(Entries with chart source code)
--------------------
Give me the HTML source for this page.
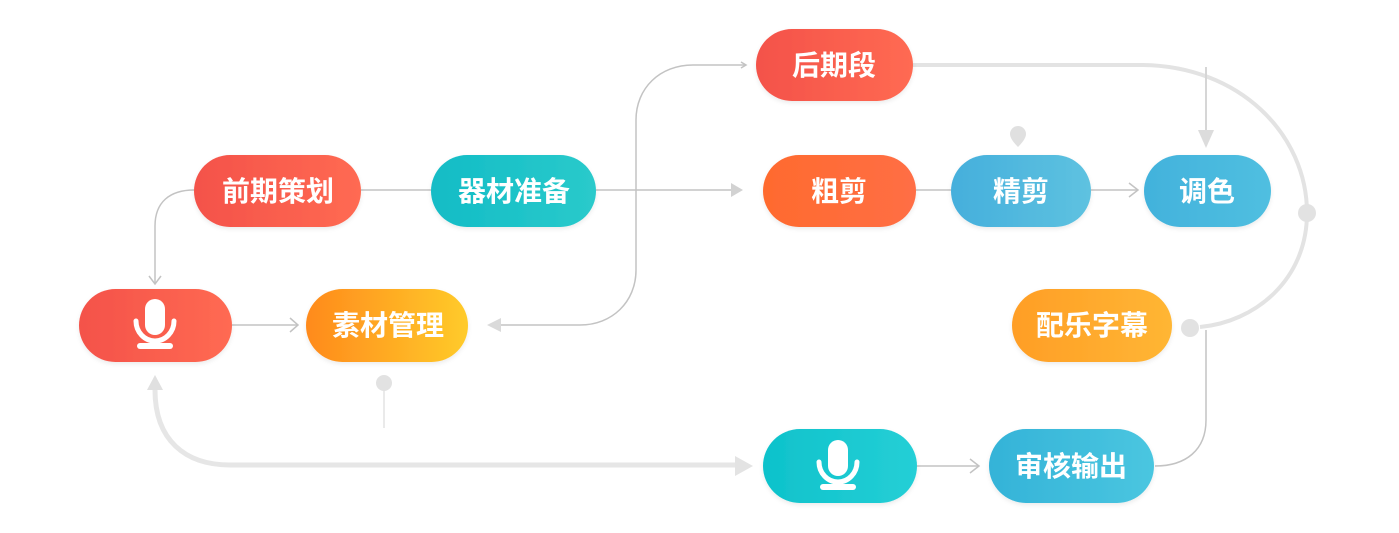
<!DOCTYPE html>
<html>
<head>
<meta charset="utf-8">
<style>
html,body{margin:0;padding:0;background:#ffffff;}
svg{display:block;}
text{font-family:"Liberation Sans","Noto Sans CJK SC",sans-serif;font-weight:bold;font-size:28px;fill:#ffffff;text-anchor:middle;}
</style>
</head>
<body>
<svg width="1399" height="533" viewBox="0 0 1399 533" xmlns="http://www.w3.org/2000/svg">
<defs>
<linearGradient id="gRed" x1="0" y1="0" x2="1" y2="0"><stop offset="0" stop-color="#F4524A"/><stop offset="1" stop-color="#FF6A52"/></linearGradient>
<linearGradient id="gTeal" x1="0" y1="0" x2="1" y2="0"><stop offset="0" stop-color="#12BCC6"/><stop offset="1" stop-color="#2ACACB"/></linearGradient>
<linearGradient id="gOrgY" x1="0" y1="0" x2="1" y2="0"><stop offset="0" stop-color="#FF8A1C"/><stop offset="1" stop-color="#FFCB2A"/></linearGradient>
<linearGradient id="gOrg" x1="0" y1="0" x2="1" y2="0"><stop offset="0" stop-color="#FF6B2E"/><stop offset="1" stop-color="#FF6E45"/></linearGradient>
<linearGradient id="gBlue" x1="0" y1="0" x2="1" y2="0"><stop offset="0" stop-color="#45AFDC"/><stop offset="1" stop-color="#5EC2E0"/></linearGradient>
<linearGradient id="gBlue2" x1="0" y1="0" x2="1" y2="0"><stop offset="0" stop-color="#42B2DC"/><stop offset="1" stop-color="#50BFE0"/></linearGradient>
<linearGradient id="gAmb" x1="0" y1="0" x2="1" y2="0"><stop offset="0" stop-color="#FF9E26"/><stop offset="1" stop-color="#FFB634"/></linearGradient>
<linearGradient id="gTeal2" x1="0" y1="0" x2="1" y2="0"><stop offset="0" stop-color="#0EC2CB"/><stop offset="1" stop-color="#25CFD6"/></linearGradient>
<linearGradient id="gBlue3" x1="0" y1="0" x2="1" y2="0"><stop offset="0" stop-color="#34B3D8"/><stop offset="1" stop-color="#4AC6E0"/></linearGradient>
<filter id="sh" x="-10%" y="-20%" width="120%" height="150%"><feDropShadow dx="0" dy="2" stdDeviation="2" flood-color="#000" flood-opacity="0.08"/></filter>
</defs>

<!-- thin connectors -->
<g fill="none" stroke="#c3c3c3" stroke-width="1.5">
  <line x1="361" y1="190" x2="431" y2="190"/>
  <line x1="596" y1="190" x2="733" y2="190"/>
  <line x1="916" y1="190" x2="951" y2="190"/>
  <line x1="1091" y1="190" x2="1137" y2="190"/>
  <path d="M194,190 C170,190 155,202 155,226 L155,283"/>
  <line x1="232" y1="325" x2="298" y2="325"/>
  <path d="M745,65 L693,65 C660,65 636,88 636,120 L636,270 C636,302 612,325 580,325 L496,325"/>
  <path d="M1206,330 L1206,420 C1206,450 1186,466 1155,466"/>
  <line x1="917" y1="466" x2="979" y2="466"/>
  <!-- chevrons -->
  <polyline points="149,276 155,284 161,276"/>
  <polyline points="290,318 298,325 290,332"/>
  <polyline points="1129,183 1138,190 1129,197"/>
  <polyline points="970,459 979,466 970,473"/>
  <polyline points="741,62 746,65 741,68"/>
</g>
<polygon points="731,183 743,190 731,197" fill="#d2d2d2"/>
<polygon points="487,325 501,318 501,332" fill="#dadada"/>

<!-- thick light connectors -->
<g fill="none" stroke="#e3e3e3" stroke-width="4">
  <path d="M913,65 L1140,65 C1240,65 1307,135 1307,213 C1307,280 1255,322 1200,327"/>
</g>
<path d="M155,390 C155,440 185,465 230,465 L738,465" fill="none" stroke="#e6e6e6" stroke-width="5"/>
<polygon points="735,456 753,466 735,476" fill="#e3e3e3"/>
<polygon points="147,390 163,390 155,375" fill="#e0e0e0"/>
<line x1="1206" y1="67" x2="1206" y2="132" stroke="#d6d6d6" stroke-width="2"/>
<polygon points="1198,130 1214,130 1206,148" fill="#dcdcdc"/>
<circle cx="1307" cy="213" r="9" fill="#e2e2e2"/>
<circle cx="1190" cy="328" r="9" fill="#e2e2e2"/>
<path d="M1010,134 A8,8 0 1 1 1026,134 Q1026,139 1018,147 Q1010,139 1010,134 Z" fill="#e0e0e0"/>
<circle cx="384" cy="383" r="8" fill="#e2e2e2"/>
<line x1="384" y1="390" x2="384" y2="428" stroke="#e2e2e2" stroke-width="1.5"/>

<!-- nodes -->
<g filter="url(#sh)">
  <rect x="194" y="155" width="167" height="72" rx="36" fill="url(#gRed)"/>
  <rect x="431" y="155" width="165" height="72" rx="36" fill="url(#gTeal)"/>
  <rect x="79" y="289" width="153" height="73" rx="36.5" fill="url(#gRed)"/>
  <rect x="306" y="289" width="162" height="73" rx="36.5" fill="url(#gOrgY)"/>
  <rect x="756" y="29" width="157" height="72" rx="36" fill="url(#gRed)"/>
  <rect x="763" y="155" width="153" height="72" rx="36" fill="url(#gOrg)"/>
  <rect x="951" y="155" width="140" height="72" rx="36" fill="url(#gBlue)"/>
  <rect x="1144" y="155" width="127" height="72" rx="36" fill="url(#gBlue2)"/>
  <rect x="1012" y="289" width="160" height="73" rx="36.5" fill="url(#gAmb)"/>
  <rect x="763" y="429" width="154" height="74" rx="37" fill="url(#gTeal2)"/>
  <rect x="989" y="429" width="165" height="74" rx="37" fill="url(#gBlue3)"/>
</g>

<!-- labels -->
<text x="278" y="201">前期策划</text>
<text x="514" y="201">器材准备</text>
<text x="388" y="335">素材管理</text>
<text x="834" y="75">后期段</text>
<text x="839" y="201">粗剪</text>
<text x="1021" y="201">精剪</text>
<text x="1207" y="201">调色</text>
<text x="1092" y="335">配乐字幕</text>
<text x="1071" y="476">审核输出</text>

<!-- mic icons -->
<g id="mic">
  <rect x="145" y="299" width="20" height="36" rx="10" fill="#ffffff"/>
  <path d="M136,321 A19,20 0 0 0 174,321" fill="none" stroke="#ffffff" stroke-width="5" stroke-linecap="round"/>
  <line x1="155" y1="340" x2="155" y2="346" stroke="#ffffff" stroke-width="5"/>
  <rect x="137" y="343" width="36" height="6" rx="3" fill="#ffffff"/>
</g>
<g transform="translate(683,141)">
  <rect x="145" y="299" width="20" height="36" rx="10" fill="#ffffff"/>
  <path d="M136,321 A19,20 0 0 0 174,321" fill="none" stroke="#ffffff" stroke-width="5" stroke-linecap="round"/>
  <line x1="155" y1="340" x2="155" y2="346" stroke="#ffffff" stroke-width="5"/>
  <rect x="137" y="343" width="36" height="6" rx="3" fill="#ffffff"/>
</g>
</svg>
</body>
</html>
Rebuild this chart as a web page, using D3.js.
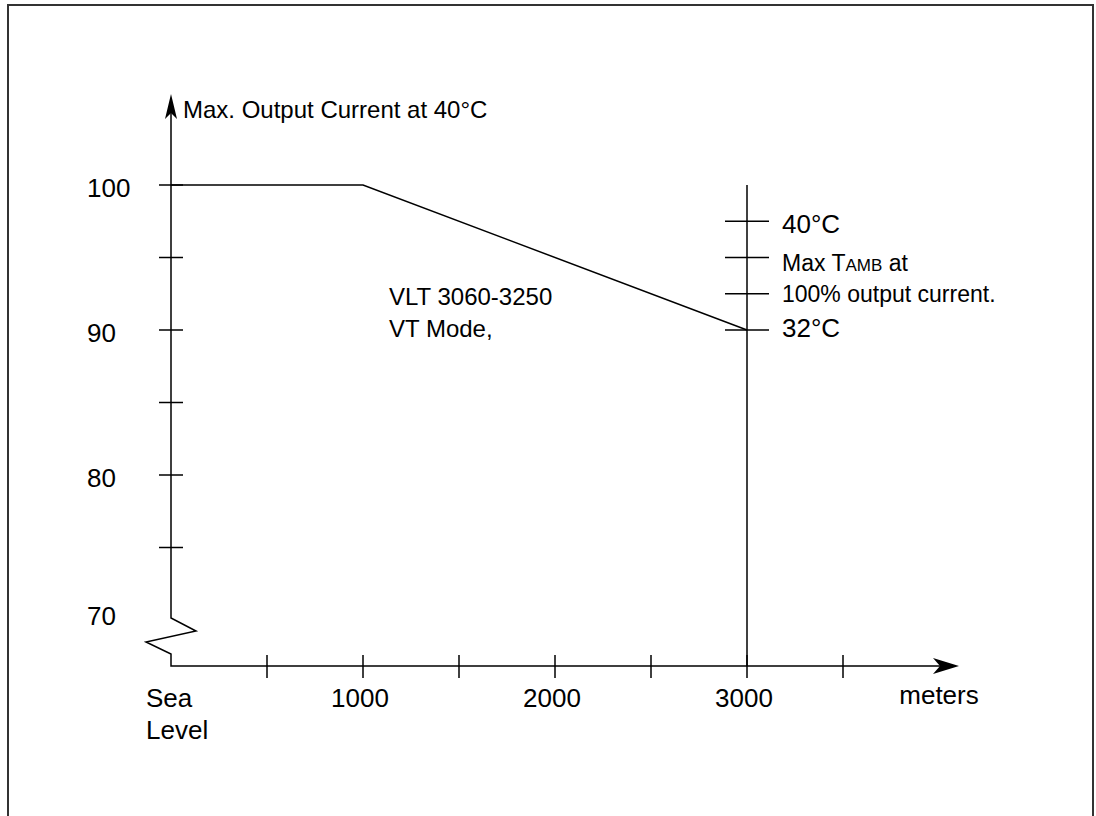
--------------------
WRITTEN TASK
Exclude the pictures and repeat every other part of the records word for word.

COMPLETE RESPONSE
Give me the HTML source for this page.
<!DOCTYPE html>
<html>
<head>
<meta charset="utf-8">
<style>
html,body{margin:0;padding:0;background:#ffffff;}
svg{display:block;}
text{font-family:"Liberation Sans","Noto Sans CJK SC",sans-serif;font-weight:bold;font-size:28px;fill:#ffffff;text-anchor:middle;}
</style>
</head>
<body>
<svg width="1399" height="533" viewBox="0 0 1399 533" xmlns="http://www.w3.org/2000/svg">
<defs>
<linearGradient id="gRed" x1="0" y1="0" x2="1" y2="0"><stop offset="0" stop-color="#F4524A"/><stop offset="1" stop-color="#FF6A52"/></linearGradient>
<linearGradient id="gTeal" x1="0" y1="0" x2="1" y2="0"><stop offset="0" stop-color="#12BCC6"/><stop offset="1" stop-color="#2ACACB"/></linearGradient>
<linearGradient id="gOrgY" x1="0" y1="0" x2="1" y2="0"><stop offset="0" stop-color="#FF8A1C"/><stop offset="1" stop-color="#FFCB2A"/></linearGradient>
<linearGradient id="gOrg" x1="0" y1="0" x2="1" y2="0"><stop offset="0" stop-color="#FF6B2E"/><stop offset="1" stop-color="#FF6E45"/></linearGradient>
<linearGradient id="gBlue" x1="0" y1="0" x2="1" y2="0"><stop offset="0" stop-color="#45AFDC"/><stop offset="1" stop-color="#5EC2E0"/></linearGradient>
<linearGradient id="gBlue2" x1="0" y1="0" x2="1" y2="0"><stop offset="0" stop-color="#42B2DC"/><stop offset="1" stop-color="#50BFE0"/></linearGradient>
<linearGradient id="gAmb" x1="0" y1="0" x2="1" y2="0"><stop offset="0" stop-color="#FF9E26"/><stop offset="1" stop-color="#FFB634"/></linearGradient>
<linearGradient id="gTeal2" x1="0" y1="0" x2="1" y2="0"><stop offset="0" stop-color="#0EC2CB"/><stop offset="1" stop-color="#25CFD6"/></linearGradient>
<linearGradient id="gBlue3" x1="0" y1="0" x2="1" y2="0"><stop offset="0" stop-color="#34B3D8"/><stop offset="1" stop-color="#4AC6E0"/></linearGradient>
<filter id="sh" x="-10%" y="-20%" width="120%" height="150%"><feDropShadow dx="0" dy="2" stdDeviation="2" flood-color="#000" flood-opacity="0.08"/></filter>
</defs>

<!-- thin connectors -->
<g fill="none" stroke="#c3c3c3" stroke-width="1.5">
  <line x1="361" y1="190" x2="431" y2="190"/>
  <line x1="596" y1="190" x2="733" y2="190"/>
  <line x1="916" y1="190" x2="951" y2="190"/>
  <line x1="1091" y1="190" x2="1137" y2="190"/>
  <path d="M194,190 C170,190 155,202 155,226 L155,283"/>
  <line x1="232" y1="325" x2="298" y2="325"/>
  <path d="M745,65 L693,65 C660,65 636,88 636,120 L636,270 C636,302 612,325 580,325 L496,325"/>
  <path d="M1206,330 L1206,420 C1206,450 1186,466 1155,466"/>
  <line x1="917" y1="466" x2="979" y2="466"/>
  <!-- chevrons -->
  <polyline points="149,276 155,284 161,276"/>
  <polyline points="290,318 298,325 290,332"/>
  <polyline points="1129,183 1138,190 1129,197"/>
  <polyline points="970,459 979,466 970,473"/>
  <polyline points="741,62 746,65 741,68"/>
</g>
<polygon points="731,183 743,190 731,197" fill="#d2d2d2"/>
<polygon points="487,325 501,318 501,332" fill="#dadada"/>

<!-- thick light connectors -->
<g fill="none" stroke="#e3e3e3" stroke-width="4">
  <path d="M913,65 L1140,65 C1240,65 1307,135 1307,213 C1307,280 1255,322 1200,327"/>
</g>
<path d="M155,390 C155,440 185,465 230,465 L738,465" fill="none" stroke="#e6e6e6" stroke-width="5"/>
<polygon points="735,456 753,466 735,476" fill="#e3e3e3"/>
<polygon points="147,390 163,390 155,375" fill="#e0e0e0"/>
<line x1="1206" y1="67" x2="1206" y2="132" stroke="#d6d6d6" stroke-width="2"/>
<polygon points="1198,130 1214,130 1206,148" fill="#dcdcdc"/>
<circle cx="1307" cy="213" r="9" fill="#e2e2e2"/>
<circle cx="1190" cy="328" r="9" fill="#e2e2e2"/>
<path d="M1010,134 A8,8 0 1 1 1026,134 Q1026,139 1018,147 Q1010,139 1010,134 Z" fill="#e0e0e0"/>
<circle cx="384" cy="383" r="8" fill="#e2e2e2"/>
<line x1="384" y1="390" x2="384" y2="428" stroke="#e2e2e2" stroke-width="1.5"/>

<!-- nodes -->
<g filter="url(#sh)">
  <rect x="194" y="155" width="167" height="72" rx="36" fill="url(#gRed)"/>
  <rect x="431" y="155" width="165" height="72" rx="36" fill="url(#gTeal)"/>
  <rect x="79" y="289" width="153" height="73" rx="36.5" fill="url(#gRed)"/>
  <rect x="306" y="289" width="162" height="73" rx="36.5" fill="url(#gOrgY)"/>
  <rect x="756" y="29" width="157" height="72" rx="36" fill="url(#gRed)"/>
  <rect x="763" y="155" width="153" height="72" rx="36" fill="url(#gOrg)"/>
  <rect x="951" y="155" width="140" height="72" rx="36" fill="url(#gBlue)"/>
  <rect x="1144" y="155" width="127" height="72" rx="36" fill="url(#gBlue2)"/>
  <rect x="1012" y="289" width="160" height="73" rx="36.5" fill="url(#gAmb)"/>
  <rect x="763" y="429" width="154" height="74" rx="37" fill="url(#gTeal2)"/>
  <rect x="989" y="429" width="165" height="74" rx="37" fill="url(#gBlue3)"/>
</g>

<!-- labels -->
<text x="278" y="201">前期策划</text>
<text x="514" y="201">器材准备</text>
<text x="388" y="335">素材管理</text>
<text x="834" y="75">后期段</text>
<text x="839" y="201">粗剪</text>
<text x="1021" y="201">精剪</text>
<text x="1207" y="201">调色</text>
<text x="1092" y="335">配乐字幕</text>
<text x="1071" y="476">审核输出</text>

<!-- mic icons -->
<g id="mic">
  <rect x="145" y="299" width="20" height="36" rx="10" fill="#ffffff"/>
  <path d="M136,321 A19,20 0 0 0 174,321" fill="none" stroke="#ffffff" stroke-width="5" stroke-linecap="round"/>
  <line x1="155" y1="340" x2="155" y2="346" stroke="#ffffff" stroke-width="5"/>
  <rect x="137" y="343" width="36" height="6" rx="3" fill="#ffffff"/>
</g>
<g transform="translate(683,141)">
  <rect x="145" y="299" width="20" height="36" rx="10" fill="#ffffff"/>
  <path d="M136,321 A19,20 0 0 0 174,321" fill="none" stroke="#ffffff" stroke-width="5" stroke-linecap="round"/>
  <line x1="155" y1="340" x2="155" y2="346" stroke="#ffffff" stroke-width="5"/>
  <rect x="137" y="343" width="36" height="6" rx="3" fill="#ffffff"/>
</g>
</svg>
</body>
</html>
Rebuild this chart as a web page, using D3.js.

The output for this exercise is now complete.